Well before Donald Trump sealed his alliance with Vladimir Putin by openly rebutting U.S. intelligence that confirms Russia meddled in the 2016 election, their deleterious collusion had already been reduced by many to nothing more than a gay joke.
The New York Times is responsible for the latest ugly example of conflating the acts of nihilistic world leaders bent on destroying democracy with that of love between men in an illustrated video on its digital opinion page. The video, titled "Trump and Putin: A Love Story," depicts Trump primping and using breath spray while awaiting the arrival of his suitor, Putin. Trump then hops into a car with the homophobic leader of Russia where they eventually hold hands and vigorously tongue one another until their vehicle magically becomes a unicorn flying over rainbows.
Disgust with the video that leans on the time-honored gay joke to describe the threat that Trump's cozy relationship with Putin poses to the country was fast and furious.
Gay State Rep. Brian Sims of Pennsylvania tweeted his disdain for the Times' video calling it "intensely stupid" and "homophobic.
Indeed, the Times added insult to injury to queer people by implying that the leaders who've done so much harm to LGBT people are also gay. Russia's hateful "gay propaganda" law flourished under Putin while Trump has systematically worked to yank rights from queer people, throwing his support behind businesses that seek to discriminate against LGBT people and nominating far-right Judge Brett Kavanaugh to replace Supreme Court Justice Anthony Kennedy, a move that could imperil marriage equality.
The "Trump and Putin: A Love Story" video isn't even the first time the Times declared Trump and Putin lovers. Opinion writer Frank Bruni (who is gay) wrote a column a year ago titled "Donnie and Vlad: A Love Story" in which he likened the men to Romeo and Juliet.
Sadly, the video is far from the first organization or individual to do so.
In the episode the week prior to the 2016 election, Saturday Night Live featured Alec Baldwin's Trump and Kate McKinnon's Hillary Clinton making their final pleas when Beck Bennett's shirtless Putin enters to imply domestic intimacy between the men.
"I'm going to the store. Do you need anything?" Bennett's Putin asks.
"I'm good. Thanks, sweetie," Baldwin's Trump replies before planting a kiss on Putin's mouth.
But SNL's not alone. The inferences that Trump and Putin's unholy communion is sexual are everywhere, including on a mural in the Lithuanian capital, Vilnius, that depicts the leaders in a lip-lock.

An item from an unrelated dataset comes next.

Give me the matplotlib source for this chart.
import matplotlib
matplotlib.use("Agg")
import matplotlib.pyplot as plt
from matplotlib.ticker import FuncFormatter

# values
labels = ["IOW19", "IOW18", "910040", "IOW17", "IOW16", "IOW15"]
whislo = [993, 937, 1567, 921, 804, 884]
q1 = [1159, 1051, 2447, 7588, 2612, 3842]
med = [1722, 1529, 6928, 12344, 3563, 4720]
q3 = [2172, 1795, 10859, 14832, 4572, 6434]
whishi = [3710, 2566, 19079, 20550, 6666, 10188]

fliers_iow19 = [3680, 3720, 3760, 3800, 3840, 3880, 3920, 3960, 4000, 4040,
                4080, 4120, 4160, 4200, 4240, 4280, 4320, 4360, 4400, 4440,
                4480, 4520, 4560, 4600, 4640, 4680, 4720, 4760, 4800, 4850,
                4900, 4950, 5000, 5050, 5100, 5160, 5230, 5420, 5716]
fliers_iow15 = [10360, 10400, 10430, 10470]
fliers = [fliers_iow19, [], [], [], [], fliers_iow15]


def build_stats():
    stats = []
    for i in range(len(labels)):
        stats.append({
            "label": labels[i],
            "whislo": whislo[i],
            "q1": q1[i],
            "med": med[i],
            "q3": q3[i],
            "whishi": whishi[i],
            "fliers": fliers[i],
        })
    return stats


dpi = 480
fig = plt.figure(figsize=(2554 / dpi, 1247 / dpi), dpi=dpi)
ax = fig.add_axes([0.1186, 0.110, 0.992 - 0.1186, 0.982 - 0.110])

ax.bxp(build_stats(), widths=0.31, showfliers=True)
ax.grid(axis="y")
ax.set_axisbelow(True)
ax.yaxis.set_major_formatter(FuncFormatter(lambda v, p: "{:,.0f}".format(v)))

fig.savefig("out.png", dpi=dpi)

Late-night host Stephen Colbert drew heavy backlash for his blow-job joke about the men during his opening monologue in May of 2017.
"The only thing your mouth is good for is being Vladimir Putin's cock holster," Colbert said.
Faced with a possible charge of an FCC violation (which did not happen) for saying "cock" on air, the button-pushing host of the Late Show With Stephen Colbert addressed the gay sex joke in a monologue later that week, falling short of actually apologizing to LGBT people.
"While I would do it again [insult Trump], I would change a few words that were cruder than they needed to be," Colbert said. "Now, I'm not going to repeat the phrase, but I just want to say for the record, life is short, and anyone who expresses their love for another person in their own way is to me an American hero. And I think we can all agree on that. I hope even the president and I can agree on that. Nothing else. But that."
Not everyone took note of the shaming Colbert received for denigrating gay sex by making it a punch line. Just this spring, Chelsea Handler tweeted about the country's racist, homophobic attorney general.
"Jeff Sessions is definitely a bottom," she tweeted, drawing ire for the tired old joke of likening bottoming to a position of weakness.
Following blowback, Handler attempted to smooth things over by tweeting that she's a bottom too, and therefore it couldn't be an insult. But she completely missed the point that queer people are marginalized for who they love and how they have sex.
Meanwhile, Jimmy Kimmel went after Trump's Fox News mouthpiece Sean Hannity with a rimming joke.
In creating and posting the digital video that posits Trump and Putin as unicorn-riding, tongue-kissing lovers, the Times not only turned love between men into a dirty word, but it failed to listen to the outcry from LGBT people calling out all of the homophobic jokes that came before.